A proposed overhaul of the US’s clean vehicles policies has automakers and dealers scrambling. At question is whether they can still offer $7,500 in tax credits to electric vehicle (EV) buyers. The bill that has caused the confusion is the $430 billion climate, healthcare, and tax bill, which substantially changes EV policies and incentives.
Democrats had two goals in writing the bill as it pertains to EV subsidies:
- Encourage EV adoption to reduce emissions
- Incentivize automakers to move their supply chains to the USA
To spur both, the EV subsidy process would be substantially altered. The criteria are as follows:
To qualify for the EV credit, the vehicle would need:
- To be assembled in North America, which kicks in immediately upon bill signage
- Have at least 50% of its battery components made in North America by 2024
- Have 100% of its battery components made in North America by 2028
- Meet or exceed new mineral thresholds in batteries for rare earth metals
To accomplish that, the bill replaces the $7,500 EV tax credit, an incentive to purchase EVs. To qualify for the EV tax credit after this bill gets signed into law, the steps above must be in place by auto manufacturers. That raises the question of what happens to the $7,500 tax credit on EVs already on the market or in production.

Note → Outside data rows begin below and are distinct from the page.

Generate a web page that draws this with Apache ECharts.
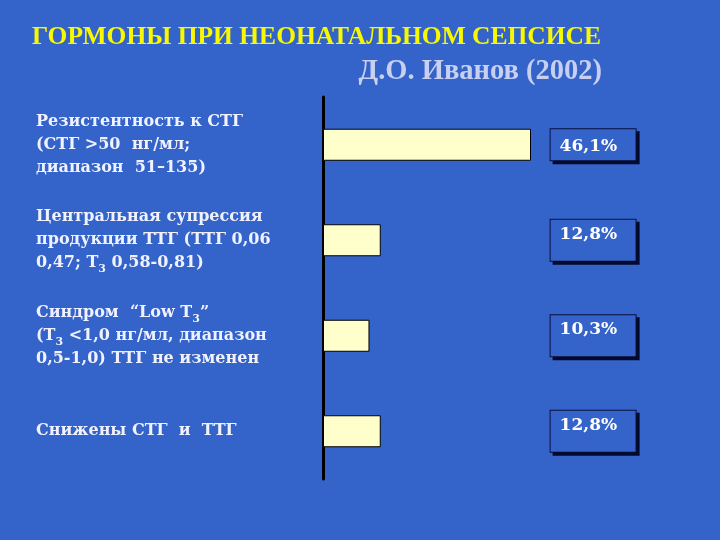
<!DOCTYPE html>
<html>
<head>
  <meta http-equiv="Content-Type" content="text/html; charset=utf-8" />
  <title>Гормоны при неонатальном сепсисе</title>
  <script src="https://cdn.jsdelivr.net/npm/echarts@6/dist/echarts.min.js"></script>
  <style>
    html, body { margin: 0; padding: 0; background: #3463c9; }
    #chart-main { width: 720px; height: 540px; }
  </style>
</head>
<body>
<div id="chart-main"></div>

<script type="text/javascript">
var titleText = 'ГОРМОНЫ ПРИ НЕОНАТАЛЬНОМ СЕПСИСЕ';
var subText = 'Д.О. Иванов (2002)';

var categories = [
  'Резистентность к СТГ\n(СТГ >50  нг/мл;\nдиапазон  51–135)',
  'Центральная супрессия\nпродукции ТТГ (ТТГ 0,06\n0,47; Т₃ 0,58-0,81)',
  'Синдром  “Low Т₃”\n(Т₃ <1,0 нг/мл, диапазон\n0,5-1,0) ТТГ не изменен',
  'Снижены СТГ  и  ТТГ'
];
var values = [46.1, 12.8, 10.3, 12.8];

var font = 'Liberation Serif';
var font2 = 'DejaVu Serif';
var myChart = echarts.init(document.getElementById('chart-main'));

function pct(v) {
  return v.toFixed(1).replace('.', ',') + '%';
}

var boxStyle = {
  color: '#ffffff', fontFamily: font2, fontWeight: 'bold', fontSize: 17,
  width: 62, lineHeight: 18,
  backgroundColor: '#3463c9', borderColor: '#0a1040', borderWidth: 1,
  shadowColor: '#020a30', shadowOffsetX: 3, shadowOffsetY: 3, shadowBlur: 0
};

var option = {
  backgroundColor: '#3463c9',
  title: [
    { text: titleText, left: 27, top: 19,
      textStyle: { color: '#f8f800', fontFamily: font, fontWeight: 'bold', fontSize: 25.5 } },
    { text: subText, right: 113, top: 52,
      textStyle: { color: '#c8d0f2', fontFamily: font, fontWeight: 'bold', fontSize: 28.5 } }
  ],
  grid: { left: 323, top: 97, height: 382, width: 225.6 },
  xAxis: { type: 'value', min: 0, max: 50, show: false },
  yAxis: [{
    type: 'category', inverse: true, data: categories,
    axisLine: { show: true, lineStyle: { color: '#000000', width: 3 } },
    axisTick: { show: false },
    axisLabel: {
      align: 'left', margin: 287, color: '#f0f2ff',
      fontFamily: font2, fontWeight: 'bold', fontSize: 16, lineHeight: 23,
      formatter: function (v) { return v.replace(/₃/g, '{s|3}'); },
      rich: {
        s: { fontFamily: font2, fontWeight: 'bold', fontSize: 11, color: '#f0f2ff',
             lineHeight: 23, verticalAlign: 'bottom', padding: [8, 0, 0, 0] }
      }
    }
  }, {
    type: 'category', inverse: true, data: categories, position: 'right',
    axisLine: { show: false }, axisTick: { show: false },
    axisLabel: {
      align: 'left', margin: 2,
      formatter: function (v, i) {
        return (i === 0 ? '{a|' : '{b|') + pct(values[i]) + '}';
      },
      rich: {
        a: Object.assign({}, boxStyle, { padding: [9, 14, 5, 9] }),
        b: Object.assign({}, boxStyle, { padding: [6, 14, 18, 9] })
      }
    }
  }],
  series: [{
    type: 'bar', yAxisIndex: 0, data: values, barWidth: 32,
    itemStyle: { color: '#ffffcc', borderColor: '#000000', borderWidth: 1 },
    silent: true
  }]
};

myChart.setOption(option);
</script>
</body>
</html>
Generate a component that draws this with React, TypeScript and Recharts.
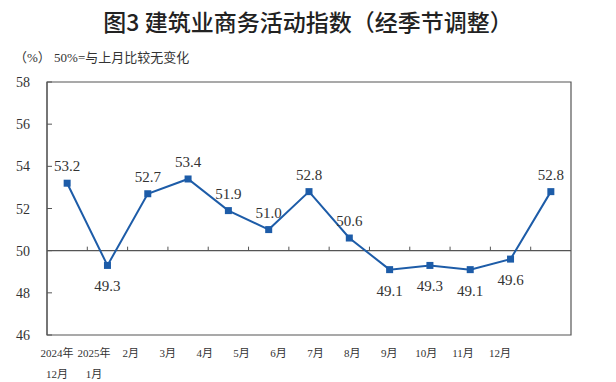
import { Line, LineChart, ReferenceArea, ReferenceLine, XAxis, YAxis } from 'recharts';

const months = [
  '2024年\n12月',
  '2025年\n1月',
  '2月',
  '3月',
  '4月',
  '5月',
  '6月',
  '7月',
  '8月',
  '9月',
  '10月',
  '11月',
  '12月',
];
const values = [53.2, 49.3, 52.7, 53.4, 51.9, 51.0, 52.8, 50.6, 49.1, 49.3, 49.1, 49.6, 52.8];
const labelSide = ['up', 'down', 'up', 'up', 'up', 'up', 'up', 'up', 'down', 'down', 'down', 'down', 'up'];
const yTicks = [46, 48, 50, 52, 54, 56, 58];

const data = months.map((month, i) => ({ month, value: values[i] }));

const SERIF = "'Liberation Serif', 'Times New Roman', 'Noto Sans CJK SC', serif";
const INK = '#333';
const BLUE = '#1d5ca8';

function MonthTick(props: any) {
  const { x, y, payload } = props;
  const lines = String(payload.value).split('\n');
  return (
    <text x={x} y={y} textAnchor="middle" fill={INK} fontSize={11} fontFamily={SERIF}>
      {lines.map((l, i) => (
        <tspan key={i} x={x} y={y + 22 + i * 21}>
          {l}
        </tspan>
      ))}
    </text>
  );
}

function ValueTick(props: any) {
  const { x, y, payload } = props;
  return (
    <text x={x} y={y} dy={5} textAnchor="end" fill={INK} fontSize={14} fontFamily={SERIF}>
      {payload.value}
    </text>
  );
}

function SquareDot(props: any) {
  const { cx, cy } = props;
  if (cx == null || cy == null) return null;
  return <rect x={cx - 3.5} y={cy - 3.5} width={7} height={7} fill={BLUE} />;
}

function ValueLabel(props: any) {
  const { x, y, index, value } = props;
  const up = labelSide[index] === 'up';
  return (
    <text x={x} y={up ? y - 12 : y + 26} textAnchor="middle" fill={INK} fontSize={15} fontFamily={SERIF}>
      {Number(value).toFixed(1)}
    </text>
  );
}

function MidLine(props: any) {
  const { x1, y1, x2, y2 } = props;
  const n = months.length;
  const step = (x2 - x1) / n;
  return (
    <g>
      <line x1={x1} y1={y1} x2={x2} y2={y2} stroke="#555" strokeWidth={1.2} />
      {months.slice(1).map((_, i) => (
        <line key={i} x1={x1 + step * (i + 1)} y1={y1} x2={x1 + step * (i + 1)} y2={y1 - 4} stroke="#555" strokeWidth={1} />
      ))}
    </g>
  );
}

export default function App() {
  return (
    <div style={{ position: 'absolute', left: 0, top: 0, width: 616, height: 382, background: '#fff' }}>
      <div
        style={{
          position: 'absolute',
          left: 0,
          top: 6,
          width: 616,
          textAlign: 'center',
          fontFamily: "'Noto Sans CJK SC', sans-serif",
          fontWeight: 500,
          fontSize: 23,
          color: '#222',
          lineHeight: '30px',
        }}
      >
        图3 建筑业商务活动指数（经季节调整）
      </div>
      <div
        style={{
          position: 'absolute',
          left: 14,
          top: 49,
          fontFamily: SERIF,
          fontSize: 13,
          color: INK,
          whiteSpace: 'pre',
          lineHeight: '18px',
        }}
      >
        （%） 50%=与上月比较无变化
      </div>
      <LineChart width={616} height={382} data={data} margin={{ top: 82, right: 45, left: 0, bottom: 7 }}>
        <XAxis xAxisId="main" dataKey="month" scale="band" hide />
        <XAxis
          xAxisId="lbl"
          dataKey="month"
          scale="point"
          padding={{ left: 10, right: 71 }}
          axisLine={false}
          tickLine={false}
          tickSize={0}
          tickMargin={0}
          interval={0}
          height={40}
          tick={<MonthTick />}
        />
        <YAxis
          domain={[46, 58]}
          ticks={yTicks}
          width={47}
          axisLine={{ stroke: '#555' }}
          tickLine={{ stroke: '#555' }}
          tickSize={-5}
          tickMargin={22}
          tick={<ValueTick />}
        />
        <ReferenceArea xAxisId="main" y1={46} y2={58} fill="none" stroke="#555" strokeWidth={1.2} ifOverflow="visible" />
        <ReferenceLine xAxisId="main" y={50} shape={<MidLine />} />
        <Line
          xAxisId="main"
          type="linear"
          dataKey="value"
          stroke={BLUE}
          strokeWidth={2}
          dot={<SquareDot />}
          activeDot={false}
          label={<ValueLabel />}
          isAnimationActive={false}
        />
      </LineChart>
    </div>
  );
}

Does the $7,500 tax credit for an EV purchase still apply to those vehicles? Or, does the tax credit only apply if an EV already meets the criteria above?
Those are just two of many questions that manufacturers, dealers, and consumers have regarding the proposed bill.
In addition, there is the issue of the mineral quotient in batteries. Currently, several rare earth metals are not produced in the US. We get them from places like The Democratic Republic of Congo, China, and Myanmar, all of which have sanctions on them for human rights abuses or are trading partners with whom the US does not want to normalize trading relations.
The Legislation will cause “a significant change in value chain requirements, in a very short period of time, that affects an industry where supply chain development … is measured in years,” according to John Loehr, a managing director with consulting firm AlixPartners.
Tax Credit Questions
Another significant impact will be the termination of the $7,500 tax credit for vehicles assembled outside of North America, which currently comprises 70% of the 72 EV and hybrid on the USA market. The fear is that terminating the tax credit will be a significant blow to the motivation of consumers to invest in EVs.
The Congressional Budget Office estimates that as few as 11,000 EVs will qualify for the tax credit in 2023. The bill will allow consumers to get the tax credit under the old framework if they purchase before President Biden signs the bill into law, but they must have a “written binding contract” to purchase.
US Transportation Secretary Pete Buttigieg sees it differently. Calling the bill a “long-term transformational policy” that will ensure the EV revolution is “made in America,” Buttigieg is hopeful the auto industry will rise to the occasion.
Buttigieg believes the “industry is capable of sometimes more than they will at first see.”